In the event where a business owner needs to access funds quickly to run operations, she may opt for a bridge loan. However, it's critical for business owners or entrepreneurs to understand the basics of bridge financing. As the name implies, bridge financing acts as a bridge or bridges the gap between funding options. This enables a business owner to have access to funds during a period of lows while the business tries to work to secure a permanent form of financing. Banks and other financial intermediates often issue bridge loans. While the loan term depends on some factors, the length of a typical bridge loan is six to twelve months but can sometime last more than a couple of years. This gives the business owner ample time to find and secure a permanent financing solution. It's imperative for a business owner who wants to obtain a bridge loan to have a real asset to stand as collateral. Once that is in place, a business owner can quickly secure a bridge loan.

How Is Bridge Financing Useful for Small Businesses?
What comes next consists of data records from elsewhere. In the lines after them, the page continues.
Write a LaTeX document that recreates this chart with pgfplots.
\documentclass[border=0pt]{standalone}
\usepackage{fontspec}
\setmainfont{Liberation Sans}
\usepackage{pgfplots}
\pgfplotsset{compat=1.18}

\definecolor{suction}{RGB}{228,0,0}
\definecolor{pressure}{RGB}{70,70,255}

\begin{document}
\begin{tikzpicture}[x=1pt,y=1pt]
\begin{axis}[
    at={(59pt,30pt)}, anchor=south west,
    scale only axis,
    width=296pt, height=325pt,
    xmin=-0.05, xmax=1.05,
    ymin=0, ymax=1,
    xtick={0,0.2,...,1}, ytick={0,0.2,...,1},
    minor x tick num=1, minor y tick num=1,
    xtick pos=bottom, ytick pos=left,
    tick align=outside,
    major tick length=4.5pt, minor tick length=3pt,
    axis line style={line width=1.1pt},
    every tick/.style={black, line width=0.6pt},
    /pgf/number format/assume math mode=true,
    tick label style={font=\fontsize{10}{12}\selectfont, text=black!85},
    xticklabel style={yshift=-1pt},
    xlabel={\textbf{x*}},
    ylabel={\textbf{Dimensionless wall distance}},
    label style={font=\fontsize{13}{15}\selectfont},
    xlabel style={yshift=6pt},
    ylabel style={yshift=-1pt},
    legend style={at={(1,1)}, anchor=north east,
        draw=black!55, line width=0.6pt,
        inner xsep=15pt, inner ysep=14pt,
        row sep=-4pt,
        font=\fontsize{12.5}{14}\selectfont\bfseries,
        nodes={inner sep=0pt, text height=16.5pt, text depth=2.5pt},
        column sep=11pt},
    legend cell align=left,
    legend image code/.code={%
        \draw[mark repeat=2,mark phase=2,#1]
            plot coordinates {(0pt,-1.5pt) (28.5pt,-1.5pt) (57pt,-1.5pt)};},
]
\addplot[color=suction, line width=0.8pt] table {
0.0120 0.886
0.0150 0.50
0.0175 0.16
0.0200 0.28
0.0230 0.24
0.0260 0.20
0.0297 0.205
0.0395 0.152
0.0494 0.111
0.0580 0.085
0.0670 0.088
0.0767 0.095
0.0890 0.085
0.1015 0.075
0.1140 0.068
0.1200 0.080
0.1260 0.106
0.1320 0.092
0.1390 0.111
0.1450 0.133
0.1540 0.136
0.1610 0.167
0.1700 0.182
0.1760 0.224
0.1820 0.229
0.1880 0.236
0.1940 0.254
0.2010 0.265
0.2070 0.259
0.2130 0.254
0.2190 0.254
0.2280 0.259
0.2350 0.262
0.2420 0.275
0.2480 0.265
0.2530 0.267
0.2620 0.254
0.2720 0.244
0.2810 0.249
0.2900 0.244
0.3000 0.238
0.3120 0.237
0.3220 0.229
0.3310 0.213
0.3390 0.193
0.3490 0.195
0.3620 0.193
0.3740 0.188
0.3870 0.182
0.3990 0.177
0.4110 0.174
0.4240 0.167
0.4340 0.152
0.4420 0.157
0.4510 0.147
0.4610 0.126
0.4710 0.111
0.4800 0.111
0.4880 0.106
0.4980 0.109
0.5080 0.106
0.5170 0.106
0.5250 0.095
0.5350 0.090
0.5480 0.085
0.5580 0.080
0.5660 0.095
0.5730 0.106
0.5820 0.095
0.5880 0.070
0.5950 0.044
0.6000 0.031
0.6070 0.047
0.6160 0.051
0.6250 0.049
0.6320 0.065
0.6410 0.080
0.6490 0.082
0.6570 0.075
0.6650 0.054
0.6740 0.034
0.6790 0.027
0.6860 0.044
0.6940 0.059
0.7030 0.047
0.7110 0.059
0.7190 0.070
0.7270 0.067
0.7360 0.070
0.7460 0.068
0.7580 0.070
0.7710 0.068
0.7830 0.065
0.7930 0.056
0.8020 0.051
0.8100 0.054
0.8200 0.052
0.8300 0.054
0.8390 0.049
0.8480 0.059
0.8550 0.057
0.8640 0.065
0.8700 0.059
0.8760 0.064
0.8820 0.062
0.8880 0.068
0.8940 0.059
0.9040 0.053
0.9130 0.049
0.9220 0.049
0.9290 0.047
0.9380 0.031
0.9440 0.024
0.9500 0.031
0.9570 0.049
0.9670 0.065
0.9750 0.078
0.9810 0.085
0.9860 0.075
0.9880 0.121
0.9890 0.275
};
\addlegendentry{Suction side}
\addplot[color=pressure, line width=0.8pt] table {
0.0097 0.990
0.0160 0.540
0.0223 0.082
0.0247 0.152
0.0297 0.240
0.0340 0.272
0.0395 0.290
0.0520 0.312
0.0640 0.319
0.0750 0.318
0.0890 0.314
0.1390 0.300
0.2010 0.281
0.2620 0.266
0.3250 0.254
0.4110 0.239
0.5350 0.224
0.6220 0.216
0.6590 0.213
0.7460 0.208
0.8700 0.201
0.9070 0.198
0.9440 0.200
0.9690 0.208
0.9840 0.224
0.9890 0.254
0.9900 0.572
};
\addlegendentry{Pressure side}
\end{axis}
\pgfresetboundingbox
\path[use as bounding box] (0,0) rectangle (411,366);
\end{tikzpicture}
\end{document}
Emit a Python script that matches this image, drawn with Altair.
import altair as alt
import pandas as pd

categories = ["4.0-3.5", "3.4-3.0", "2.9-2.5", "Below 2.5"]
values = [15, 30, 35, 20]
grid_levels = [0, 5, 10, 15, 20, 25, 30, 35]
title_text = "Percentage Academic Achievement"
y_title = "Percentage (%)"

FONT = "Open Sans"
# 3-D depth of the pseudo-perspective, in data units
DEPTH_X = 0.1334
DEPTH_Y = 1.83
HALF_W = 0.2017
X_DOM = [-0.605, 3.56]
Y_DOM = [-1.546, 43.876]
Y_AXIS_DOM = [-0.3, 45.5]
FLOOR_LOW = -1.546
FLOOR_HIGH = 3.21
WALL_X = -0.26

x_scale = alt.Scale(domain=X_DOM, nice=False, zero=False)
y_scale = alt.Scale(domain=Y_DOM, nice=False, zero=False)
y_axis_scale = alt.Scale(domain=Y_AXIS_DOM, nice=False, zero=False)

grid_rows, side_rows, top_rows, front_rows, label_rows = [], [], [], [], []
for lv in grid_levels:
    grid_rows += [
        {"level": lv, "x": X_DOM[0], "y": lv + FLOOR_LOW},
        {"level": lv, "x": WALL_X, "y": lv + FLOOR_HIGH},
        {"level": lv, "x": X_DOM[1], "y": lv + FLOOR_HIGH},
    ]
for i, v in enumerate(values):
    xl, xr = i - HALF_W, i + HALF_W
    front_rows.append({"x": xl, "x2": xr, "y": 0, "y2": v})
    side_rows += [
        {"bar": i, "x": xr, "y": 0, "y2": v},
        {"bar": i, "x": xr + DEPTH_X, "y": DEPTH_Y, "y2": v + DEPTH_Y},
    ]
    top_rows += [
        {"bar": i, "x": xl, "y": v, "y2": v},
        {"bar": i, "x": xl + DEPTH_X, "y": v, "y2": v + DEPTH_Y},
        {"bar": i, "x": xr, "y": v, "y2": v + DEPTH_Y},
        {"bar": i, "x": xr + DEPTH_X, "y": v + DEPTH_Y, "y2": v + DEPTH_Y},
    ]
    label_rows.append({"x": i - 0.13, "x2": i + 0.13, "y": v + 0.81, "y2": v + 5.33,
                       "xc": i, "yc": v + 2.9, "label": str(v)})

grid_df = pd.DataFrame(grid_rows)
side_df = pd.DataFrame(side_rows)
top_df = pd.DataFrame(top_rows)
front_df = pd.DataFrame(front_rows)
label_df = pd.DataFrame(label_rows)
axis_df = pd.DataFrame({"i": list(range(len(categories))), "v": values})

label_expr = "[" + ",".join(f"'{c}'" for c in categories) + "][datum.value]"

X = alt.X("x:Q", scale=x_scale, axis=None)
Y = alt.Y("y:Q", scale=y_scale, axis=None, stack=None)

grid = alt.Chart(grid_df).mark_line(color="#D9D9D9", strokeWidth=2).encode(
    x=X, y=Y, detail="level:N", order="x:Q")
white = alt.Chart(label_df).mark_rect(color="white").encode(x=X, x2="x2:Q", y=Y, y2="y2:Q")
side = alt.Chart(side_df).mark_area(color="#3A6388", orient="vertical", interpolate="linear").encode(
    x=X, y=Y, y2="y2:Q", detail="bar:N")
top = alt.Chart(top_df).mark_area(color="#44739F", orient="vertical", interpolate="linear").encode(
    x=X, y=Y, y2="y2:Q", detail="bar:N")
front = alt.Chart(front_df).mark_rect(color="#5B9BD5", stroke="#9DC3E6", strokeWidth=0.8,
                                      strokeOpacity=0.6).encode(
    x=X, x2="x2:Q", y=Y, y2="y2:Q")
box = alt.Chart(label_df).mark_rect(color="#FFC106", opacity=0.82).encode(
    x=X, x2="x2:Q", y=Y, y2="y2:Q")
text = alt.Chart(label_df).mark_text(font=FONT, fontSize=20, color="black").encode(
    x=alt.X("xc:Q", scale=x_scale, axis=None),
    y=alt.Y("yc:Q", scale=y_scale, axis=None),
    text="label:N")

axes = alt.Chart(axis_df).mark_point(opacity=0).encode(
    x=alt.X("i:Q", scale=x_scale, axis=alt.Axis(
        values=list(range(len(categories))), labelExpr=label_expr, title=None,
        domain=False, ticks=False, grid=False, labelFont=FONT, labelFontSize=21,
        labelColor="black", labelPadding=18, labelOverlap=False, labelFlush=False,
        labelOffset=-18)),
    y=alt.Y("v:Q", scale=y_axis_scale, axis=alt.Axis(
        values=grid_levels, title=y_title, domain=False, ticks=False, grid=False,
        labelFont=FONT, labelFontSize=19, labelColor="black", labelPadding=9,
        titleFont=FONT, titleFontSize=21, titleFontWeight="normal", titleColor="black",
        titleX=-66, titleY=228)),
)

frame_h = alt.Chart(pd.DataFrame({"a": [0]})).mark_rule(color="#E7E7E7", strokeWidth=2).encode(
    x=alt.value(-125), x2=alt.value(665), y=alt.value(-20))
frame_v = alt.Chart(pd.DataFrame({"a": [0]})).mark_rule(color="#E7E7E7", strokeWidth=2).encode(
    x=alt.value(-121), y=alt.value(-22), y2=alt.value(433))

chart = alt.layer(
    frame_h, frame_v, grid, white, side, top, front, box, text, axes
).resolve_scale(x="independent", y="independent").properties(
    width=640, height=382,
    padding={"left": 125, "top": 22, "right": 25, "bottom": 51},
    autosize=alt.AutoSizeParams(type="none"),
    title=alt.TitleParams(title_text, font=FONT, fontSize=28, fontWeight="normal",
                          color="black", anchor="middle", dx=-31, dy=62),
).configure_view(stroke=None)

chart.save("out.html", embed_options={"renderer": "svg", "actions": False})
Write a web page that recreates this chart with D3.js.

Businesses use bridge financing for different purposes with the most common being mortgage bridge loan and operating or working capital. For instance, if the mortgage loan on the office space of a company dues before such company secures a long term mortgage loan replacement, the company may need to apply for bridge finance to cover the current mortgage. With bridge financing, your business can quickly gain access to finance, pay for inventory and be able to stay on point on your payroll.

The Pros and Cons of Bridge Financing

Relatively fast financing process. With bridge financing, you business can easily gain access to finance, pay for inventory and be able stay on point on your payroll, thanks to the expedited scheme.

Gain full control of business. Bridge financing enables business owners to gain control of the business. It’s common for business owners who are waiting on cash to turn towards short-term funding through one of their equity partners. However, part of the deal they often strike is a more significant stake in the business for their partner. With bridge financing, you don’t have to turn to partners for short-term funds. That way, you maintain as much control of your business as possible.

Option to navigation long payment cycles. Bridge financing helps business owners to handle upfront expenses while they are still waiting for payment, thereby maintaining the smooth running of business. Long-term payment cycle won’t be a problem with bridge financing.

While bridge financing provides benefits to businesses, it also comes with disadvantages.

Payments May Be Larger. Though bridge finance will come to the rescue when your business needs funding, you would make more substantial payment than you would with other financial schemes as a typical bridge loan is usually in the range of three to eighteen months. Besides, should you fail to make payment, you are at high risk of hitting piled up penalties and interest.

Can Be Risky if Future Payment Falls Through. Bridge finance can be risky if future payments fall through. Sometimes, you might be expecting future payments to continue with your present business operation, but if the payment falls through, you could be stuck with an unbearably colossal expense.


The Bottom Line

Though the basics of bridge financing aren't complicated, it doesn't mean that you can get a bridge loan easily. Understanding when and how to apply the loan is just as crucial as the details of the loan. Before you conclude with bridge financing, make sure you take the above-discussed advantages and disadvantages into account.